Nobody chooses the life we are given, and you have been given a difficult hand. Often being in the background while we navigate our world supporting J’s needs is not a comfortable place to be. (Click here to see where our story begins.) You willingly compromise and accommodate your wants and needs knowing that J will be happier because of it. You seldom complain about the change of plans or the seemingly unfair decisions your dad and I have made. You often bear the brunt of J’s outbursts and attitude. These moments that occur all too frequently in your young life are not fair, but they are our reality. I live in a constant state of guilt questioning your perception of what transpires each day. I think to myself, “Will R lay in bed tonight thinking that J is more important than him?” or “What if R thinks that we love J more than him because she takes up so much time in our life?” I do my best each day to spend quality time with you, to be present in your life (doing my best to understand Fortnite), and to make sure that your wants and needs are met.
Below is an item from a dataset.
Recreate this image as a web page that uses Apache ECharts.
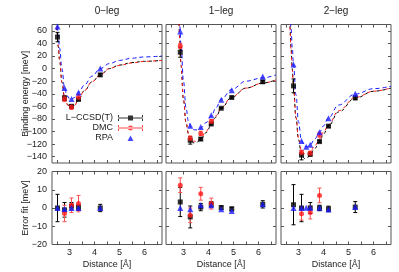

Knowing this, you have also witnessed the unending love your sister has for you. You see the fight in her eyes when you mention something unkind that was said to you or when you get hurt. She would go to any length to protect you, physically or emotionally. You often compliment each other well. She tends to be more outgoing and curious, while you are the thinker. She leads the way when jumping off a boat into the murky water, going down the stairs into creepy basements, or removing the hook from a fish you caught. You lead the way in gentle reminders that she can overcome her obstacles, supportive words when they are needed most, and hints for a Fortnite win.
Given these obstacles that you face every day, I know you are growing into a more compassionate, aware young man. You see the realities of life rather than an image. You see that hard work can produce positive results. You witness honest emotion, learning that it is ok to cry out and ask for help. These moments are shaping who you are. Already, you have stood up for kids being picked on at school. You have been voted “Class Pizza”…everyone likes pizza and you are the kid that everyone likes. You ask about your sister’s day before talking about yourself. Together, these qualities create a man that is an emotionally involved husband, father, and friend. You will be comfortable offering compassion and kindness to those in need, knowing its value rather than seeing it as a weakness. You will not judge based on what you see or hear, knowing there is always more to one’s story than what can be seen at first glance.
Recently, on the first day of school, you looked at me while driving to school and said, “I would have the worst school year of my life if it meant that J had the best year of her life”. (Cue the tears as they fall again as I type this.) That statement sums up who you are…you are one of a kind and I could not be more proud of you. Continue leading the way, spreading kindness, compassion, and joy.